Dana Watch: Rouda v. Rohrabacher

Illustration by Bob Aul

The final primary-election count from the Orange County Registrar of Voters determined that Democrat Harley Rouda received the second-most votes in the 48th Congressional District race and will thereby face incumbent Representative Dana Rohrabacher (R-Putin’s massage table) in November.

Fellow Democrat Hans Keirstead had the most second-place votes after the June 5 Election Day ballots were counted, but after all mail-in votes were added, Rouda had received 125 more votes than the stem-cell researcher. “We had a spirited primary, engaged voters and made sure the nation knows that we can flip the 48th in 2018,” Keirstead said in his concession statement. “After weeks of hard work counting every ballot, I congratulate Harley Rouda on advancing to the general election to do just that.”

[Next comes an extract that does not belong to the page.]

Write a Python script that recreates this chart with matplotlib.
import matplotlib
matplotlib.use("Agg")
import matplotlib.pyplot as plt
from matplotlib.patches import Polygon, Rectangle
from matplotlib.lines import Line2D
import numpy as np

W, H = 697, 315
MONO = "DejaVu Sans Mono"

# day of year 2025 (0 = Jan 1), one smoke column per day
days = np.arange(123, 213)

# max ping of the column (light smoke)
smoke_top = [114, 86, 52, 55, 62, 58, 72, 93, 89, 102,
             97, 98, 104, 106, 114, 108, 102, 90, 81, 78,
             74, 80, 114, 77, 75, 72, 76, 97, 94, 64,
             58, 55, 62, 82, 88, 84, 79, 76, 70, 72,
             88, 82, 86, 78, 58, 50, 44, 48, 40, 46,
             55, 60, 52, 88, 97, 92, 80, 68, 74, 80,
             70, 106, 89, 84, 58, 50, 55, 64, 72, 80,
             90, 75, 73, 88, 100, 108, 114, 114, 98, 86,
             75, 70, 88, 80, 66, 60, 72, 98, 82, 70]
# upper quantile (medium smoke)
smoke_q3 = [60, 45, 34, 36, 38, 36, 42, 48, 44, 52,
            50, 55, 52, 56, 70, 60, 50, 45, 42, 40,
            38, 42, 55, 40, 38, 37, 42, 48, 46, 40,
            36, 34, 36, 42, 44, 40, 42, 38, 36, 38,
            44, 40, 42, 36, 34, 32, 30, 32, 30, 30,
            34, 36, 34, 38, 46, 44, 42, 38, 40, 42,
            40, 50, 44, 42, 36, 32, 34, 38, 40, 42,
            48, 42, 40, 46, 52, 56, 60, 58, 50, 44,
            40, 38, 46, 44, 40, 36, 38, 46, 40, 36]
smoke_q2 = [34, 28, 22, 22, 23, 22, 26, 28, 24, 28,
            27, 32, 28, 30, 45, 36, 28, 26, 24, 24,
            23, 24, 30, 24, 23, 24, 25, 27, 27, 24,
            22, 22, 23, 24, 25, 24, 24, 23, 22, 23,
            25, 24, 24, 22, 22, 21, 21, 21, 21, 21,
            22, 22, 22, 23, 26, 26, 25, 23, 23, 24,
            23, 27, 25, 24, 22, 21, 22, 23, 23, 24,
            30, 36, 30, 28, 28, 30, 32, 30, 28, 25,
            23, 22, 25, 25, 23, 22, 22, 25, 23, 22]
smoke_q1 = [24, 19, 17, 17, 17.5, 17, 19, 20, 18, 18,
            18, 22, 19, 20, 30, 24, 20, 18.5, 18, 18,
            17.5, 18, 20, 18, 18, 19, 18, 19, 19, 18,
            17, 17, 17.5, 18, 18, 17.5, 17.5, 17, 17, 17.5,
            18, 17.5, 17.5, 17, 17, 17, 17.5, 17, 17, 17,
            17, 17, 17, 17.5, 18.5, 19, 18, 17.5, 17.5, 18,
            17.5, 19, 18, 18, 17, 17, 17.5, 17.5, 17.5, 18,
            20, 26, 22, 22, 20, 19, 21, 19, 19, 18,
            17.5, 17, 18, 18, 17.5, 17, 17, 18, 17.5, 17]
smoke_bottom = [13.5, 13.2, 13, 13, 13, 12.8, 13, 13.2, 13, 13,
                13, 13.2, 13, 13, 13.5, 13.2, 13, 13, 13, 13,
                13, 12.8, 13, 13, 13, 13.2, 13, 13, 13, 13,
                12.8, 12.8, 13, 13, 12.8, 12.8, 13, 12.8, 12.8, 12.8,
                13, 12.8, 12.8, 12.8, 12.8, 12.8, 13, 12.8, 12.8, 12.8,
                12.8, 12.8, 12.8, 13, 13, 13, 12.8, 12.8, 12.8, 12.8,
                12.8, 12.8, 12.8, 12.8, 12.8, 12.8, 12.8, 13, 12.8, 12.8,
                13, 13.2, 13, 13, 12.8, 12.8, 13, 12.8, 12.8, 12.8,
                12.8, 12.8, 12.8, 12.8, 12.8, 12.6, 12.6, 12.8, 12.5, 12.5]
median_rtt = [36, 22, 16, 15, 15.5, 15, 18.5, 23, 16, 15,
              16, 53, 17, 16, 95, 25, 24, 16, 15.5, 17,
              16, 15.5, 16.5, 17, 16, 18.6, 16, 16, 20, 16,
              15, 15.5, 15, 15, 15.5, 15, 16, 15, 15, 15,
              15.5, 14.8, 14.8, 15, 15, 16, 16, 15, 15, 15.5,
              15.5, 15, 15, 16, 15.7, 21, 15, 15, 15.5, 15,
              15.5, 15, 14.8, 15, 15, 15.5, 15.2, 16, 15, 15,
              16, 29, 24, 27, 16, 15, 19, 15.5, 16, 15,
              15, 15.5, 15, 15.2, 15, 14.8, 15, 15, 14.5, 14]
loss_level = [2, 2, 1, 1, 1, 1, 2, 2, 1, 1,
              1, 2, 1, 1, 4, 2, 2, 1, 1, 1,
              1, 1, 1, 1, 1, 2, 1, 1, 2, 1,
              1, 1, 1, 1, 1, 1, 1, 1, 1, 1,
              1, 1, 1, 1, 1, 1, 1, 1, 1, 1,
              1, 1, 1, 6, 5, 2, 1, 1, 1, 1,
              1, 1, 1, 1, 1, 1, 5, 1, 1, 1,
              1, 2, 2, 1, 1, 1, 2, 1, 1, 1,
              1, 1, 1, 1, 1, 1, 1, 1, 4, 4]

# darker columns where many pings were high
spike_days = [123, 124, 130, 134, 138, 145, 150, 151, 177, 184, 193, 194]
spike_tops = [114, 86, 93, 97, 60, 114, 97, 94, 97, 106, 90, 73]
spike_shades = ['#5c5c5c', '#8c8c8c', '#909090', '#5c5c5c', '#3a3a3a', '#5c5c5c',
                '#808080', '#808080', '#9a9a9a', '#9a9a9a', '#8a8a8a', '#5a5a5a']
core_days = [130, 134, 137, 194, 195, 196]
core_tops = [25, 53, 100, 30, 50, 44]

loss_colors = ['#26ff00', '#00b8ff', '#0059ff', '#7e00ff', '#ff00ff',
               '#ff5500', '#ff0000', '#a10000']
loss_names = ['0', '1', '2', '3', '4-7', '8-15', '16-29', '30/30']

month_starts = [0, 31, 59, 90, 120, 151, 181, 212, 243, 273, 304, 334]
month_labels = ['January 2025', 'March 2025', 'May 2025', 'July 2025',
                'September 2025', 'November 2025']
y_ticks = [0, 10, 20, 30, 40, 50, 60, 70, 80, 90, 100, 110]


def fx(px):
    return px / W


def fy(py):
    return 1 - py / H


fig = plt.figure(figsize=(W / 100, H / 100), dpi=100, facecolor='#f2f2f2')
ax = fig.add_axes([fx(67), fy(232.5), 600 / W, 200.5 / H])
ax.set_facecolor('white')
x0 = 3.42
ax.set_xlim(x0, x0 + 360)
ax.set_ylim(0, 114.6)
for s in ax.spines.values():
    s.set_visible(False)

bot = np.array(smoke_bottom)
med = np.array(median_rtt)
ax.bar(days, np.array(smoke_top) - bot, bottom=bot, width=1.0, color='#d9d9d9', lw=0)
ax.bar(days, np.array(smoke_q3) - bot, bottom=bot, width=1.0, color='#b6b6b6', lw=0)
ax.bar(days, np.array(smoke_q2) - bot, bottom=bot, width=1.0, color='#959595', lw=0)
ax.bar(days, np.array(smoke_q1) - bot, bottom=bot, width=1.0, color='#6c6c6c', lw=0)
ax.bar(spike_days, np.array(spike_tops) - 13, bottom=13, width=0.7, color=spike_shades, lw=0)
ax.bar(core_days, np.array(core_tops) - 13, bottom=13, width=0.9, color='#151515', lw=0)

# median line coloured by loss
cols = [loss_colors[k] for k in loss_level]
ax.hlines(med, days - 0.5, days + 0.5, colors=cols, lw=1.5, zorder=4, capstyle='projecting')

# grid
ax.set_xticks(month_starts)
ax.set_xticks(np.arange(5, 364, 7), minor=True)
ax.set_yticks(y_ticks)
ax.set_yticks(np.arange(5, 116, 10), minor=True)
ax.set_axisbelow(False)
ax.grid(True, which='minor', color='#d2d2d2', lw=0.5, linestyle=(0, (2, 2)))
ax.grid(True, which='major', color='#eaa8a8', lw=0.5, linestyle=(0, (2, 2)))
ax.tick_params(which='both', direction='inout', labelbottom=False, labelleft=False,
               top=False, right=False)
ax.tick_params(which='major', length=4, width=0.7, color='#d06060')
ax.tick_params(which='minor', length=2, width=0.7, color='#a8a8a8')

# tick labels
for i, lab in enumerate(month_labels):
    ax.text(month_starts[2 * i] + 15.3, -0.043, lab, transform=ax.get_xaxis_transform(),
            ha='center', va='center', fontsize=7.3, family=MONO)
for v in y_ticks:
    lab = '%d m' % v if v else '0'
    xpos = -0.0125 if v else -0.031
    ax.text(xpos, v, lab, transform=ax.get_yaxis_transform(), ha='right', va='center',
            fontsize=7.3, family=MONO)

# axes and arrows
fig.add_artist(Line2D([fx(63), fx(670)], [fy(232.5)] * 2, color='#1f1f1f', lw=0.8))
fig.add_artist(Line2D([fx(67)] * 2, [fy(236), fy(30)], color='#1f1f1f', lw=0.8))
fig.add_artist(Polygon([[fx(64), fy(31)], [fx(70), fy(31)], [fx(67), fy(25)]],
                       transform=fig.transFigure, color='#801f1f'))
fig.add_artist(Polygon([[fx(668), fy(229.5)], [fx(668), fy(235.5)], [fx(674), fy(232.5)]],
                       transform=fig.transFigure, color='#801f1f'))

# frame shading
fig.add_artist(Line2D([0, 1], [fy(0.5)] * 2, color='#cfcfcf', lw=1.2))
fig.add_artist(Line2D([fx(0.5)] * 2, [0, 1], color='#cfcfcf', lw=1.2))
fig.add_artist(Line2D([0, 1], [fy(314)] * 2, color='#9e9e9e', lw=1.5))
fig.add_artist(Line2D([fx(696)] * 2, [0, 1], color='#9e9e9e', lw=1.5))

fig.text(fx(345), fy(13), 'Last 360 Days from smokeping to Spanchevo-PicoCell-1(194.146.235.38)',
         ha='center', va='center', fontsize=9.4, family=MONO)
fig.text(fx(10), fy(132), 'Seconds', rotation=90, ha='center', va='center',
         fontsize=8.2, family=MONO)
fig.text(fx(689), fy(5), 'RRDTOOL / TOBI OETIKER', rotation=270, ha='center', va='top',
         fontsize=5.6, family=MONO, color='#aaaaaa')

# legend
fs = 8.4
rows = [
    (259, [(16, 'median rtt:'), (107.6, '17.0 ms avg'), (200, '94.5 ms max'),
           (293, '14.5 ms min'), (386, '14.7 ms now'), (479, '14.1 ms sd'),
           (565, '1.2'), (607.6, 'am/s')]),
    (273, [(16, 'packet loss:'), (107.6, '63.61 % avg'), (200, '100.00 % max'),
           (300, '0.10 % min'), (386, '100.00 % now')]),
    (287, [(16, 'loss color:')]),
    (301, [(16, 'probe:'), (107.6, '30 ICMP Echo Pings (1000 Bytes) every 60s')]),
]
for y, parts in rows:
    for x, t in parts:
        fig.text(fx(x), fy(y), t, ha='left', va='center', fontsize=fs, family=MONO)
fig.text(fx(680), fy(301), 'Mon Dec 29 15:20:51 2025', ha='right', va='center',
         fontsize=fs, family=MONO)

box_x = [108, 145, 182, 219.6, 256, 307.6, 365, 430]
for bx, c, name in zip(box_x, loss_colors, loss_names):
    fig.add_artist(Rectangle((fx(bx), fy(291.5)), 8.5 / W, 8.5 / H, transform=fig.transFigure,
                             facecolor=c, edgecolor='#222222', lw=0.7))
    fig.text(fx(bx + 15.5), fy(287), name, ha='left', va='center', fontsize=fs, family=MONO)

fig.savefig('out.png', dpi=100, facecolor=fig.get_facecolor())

Keirstead was also among the Orange County Democrats who did not support Rouda in the primary yet have now revealed they will back the Laguna Beach businessman (and former Republican) in the general election. Rouda’s victory also unearthed new support from several prominent Democrats, including California Lieutenant Governor Gavin Newsom, one of the two candidates for governor in November, and former Vermont governor Howard Dean, who went on to chair the Democratic National Committee through 2009.

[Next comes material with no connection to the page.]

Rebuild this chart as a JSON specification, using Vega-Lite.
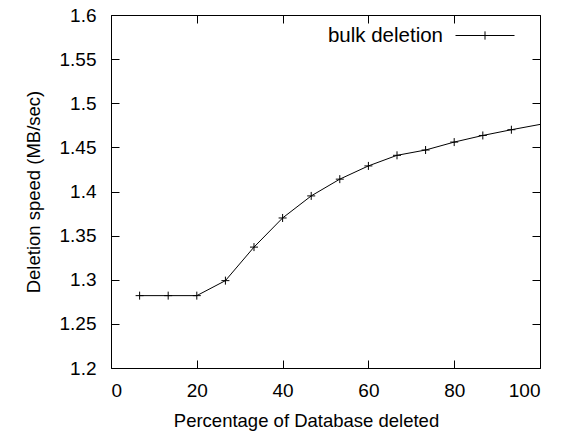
{
  "$schema": "https://vega.github.io/schema/vega-lite/v6.json",
  "autosize": {"type": "none"},
  "width": 429,
  "height": 353,
  "padding": {"left": 111, "top": 15, "right": 28, "bottom": 64},
  "background": "white",
  "config": {
    "font": "Liberation Sans",
    "view": {"stroke": "black", "strokeWidth": 1},
    "axis": {
      "grid": false,
      "domain": false,
      "tickColor": "black",
      "tickSize": -8,
      "tickWidth": 1,
      "labelColor": "black",
      "labelFontSize": 19,
      "labelFont": "Liberation Sans",
      "titleFont": "Liberation Sans",
      "titleFontSize": 18.5,
      "titleFontWeight": "normal",
      "titleColor": "black"
    }
  },
  "data": {
    "values": [
      {"pct": 6.67, "speed": 1.282, "series": "bulk deletion"},
      {"pct": 13.33, "speed": 1.282, "series": "bulk deletion"},
      {"pct": 20.0, "speed": 1.282, "series": "bulk deletion"},
      {"pct": 26.67, "speed": 1.299, "series": "bulk deletion"},
      {"pct": 33.33, "speed": 1.337, "series": "bulk deletion"},
      {"pct": 40.0, "speed": 1.37, "series": "bulk deletion"},
      {"pct": 46.67, "speed": 1.395, "series": "bulk deletion"},
      {"pct": 53.33, "speed": 1.414, "series": "bulk deletion"},
      {"pct": 60.0, "speed": 1.429, "series": "bulk deletion"},
      {"pct": 66.67, "speed": 1.441, "series": "bulk deletion"},
      {"pct": 73.33, "speed": 1.447, "series": "bulk deletion"},
      {"pct": 80.0, "speed": 1.456, "series": "bulk deletion"},
      {"pct": 86.67, "speed": 1.4635, "series": "bulk deletion"},
      {"pct": 93.33, "speed": 1.470, "series": "bulk deletion"},
      {"pct": 106.67, "speed": 1.482, "series": "bulk deletion"}
    ]
  },
  "resolve": {"axis": {"x": "independent", "y": "independent"}},
  "layer": [
    {
      "mark": {"type": "line", "clip": true, "strokeWidth": 1},
      "encoding": {
        "x": {
          "field": "pct", "type": "quantitative",
          "scale": {"domain": [0, 100], "nice": false, "zero": false},
          "axis": {"orient": "bottom", "values": [0, 20, 40, 60, 80, 100], "labelPadding": 21, "title": "Percentage of Database deleted", "titlePadding": 11, "titleX": 195, "titleAlign": "center"}
        },
        "y": {
          "field": "speed", "type": "quantitative",
          "scale": {"domain": [1.2, 1.6], "nice": false, "zero": false},
          "axis": {"orient": "left", "values": [1.2, 1.25, 1.3, 1.35, 1.4, 1.45, 1.5, 1.55, 1.6], "format": "~g", "labelPadding": 23, "title": "Deletion speed (MB/sec)", "titlePadding": 16}
        },
        "color": {
          "field": "series", "type": "nominal",
          "scale": {"range": ["black"]},
          "legend": {
            "title": null,
            "orient": "none",
            "legendX": 344,
            "legendY": -9.5,
            "symbolType": "M-1,0H1M0,-0.14V0.14",
            "symbolSize": 3481,
            "symbolStrokeWidth": 1,
            "symbolFillColor": "transparent",
            "symbolStrokeColor": "black",
            "labelAlign": "right",
            "labelOffset": -72,
            "labelFontSize": 20.5,
            "labelFont": "Liberation Sans",
            "labelColor": "black",
            "labelLimit": 300
          }
        }
      }
    },
    {
      "mark": {"type": "point", "clip": true, "shape": "M-1,0H1M0,-1V1", "size": 64, "filled": false, "stroke": "black", "strokeWidth": 1, "opacity": 1},
      "encoding": {
        "x": {"field": "pct", "type": "quantitative", "axis": {"orient": "top", "values": [0, 20, 40, 60, 80, 100], "labels": false, "title": null}},
        "y": {"field": "speed", "type": "quantitative", "axis": {"orient": "right", "values": [1.2, 1.25, 1.3, 1.35, 1.4, 1.45, 1.5, 1.55, 1.6], "labels": false, "title": null}}
      }
    }
  ]
}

Members of Congress Ted Lieu (D-Manhattan Beach) and Julia Brownley (D-Thousand Oaks) also jumped onto the Rouda train, joining colleagues who had backed him in the primary, such as Lou Correa (D-Santa Ana), Alan Lowenthal (D-Long Beach), Judy Chu (D-Claremont), Mark Takano (D-Riverside), Pete Aguilar (D-San Bernardino), Zoe Lofgren (D-San Jose), Brad Sherman (D-Sherman Oaks), Jared Huffman (D-San Rafael), Linda Sanchez (D-Norwalk) and her history-making sister Loretta Sanchez (D-Garden Grove, 1997-2017).

Despite high-powered support, Rouda, on paper, has a tough race ahead to overtake 30-year incumbent Rohrabacher, who received 30.3 percent of the votes in the primary to the Democrat’s 17.3 percent. The names of 16 candidates were on the ballot for the 48th, which only sent the top two to the general election. “I am grateful that people of the 48th District gave me a vote of confidence well beyond any of the others in this hotly contested race,” says Rohrabacher in a statement posted on his website.

Rouda sees it differently.

“Today, 70 percent of voters in the 48th District rejected Dana Rohrabacher,” Rouda said upon the primary-election results being certified. “They sent a truly resounding statement that they’re ready to say goodbye to the divisive and hateful politics of our failed incumbent congressman and Donald Trump.”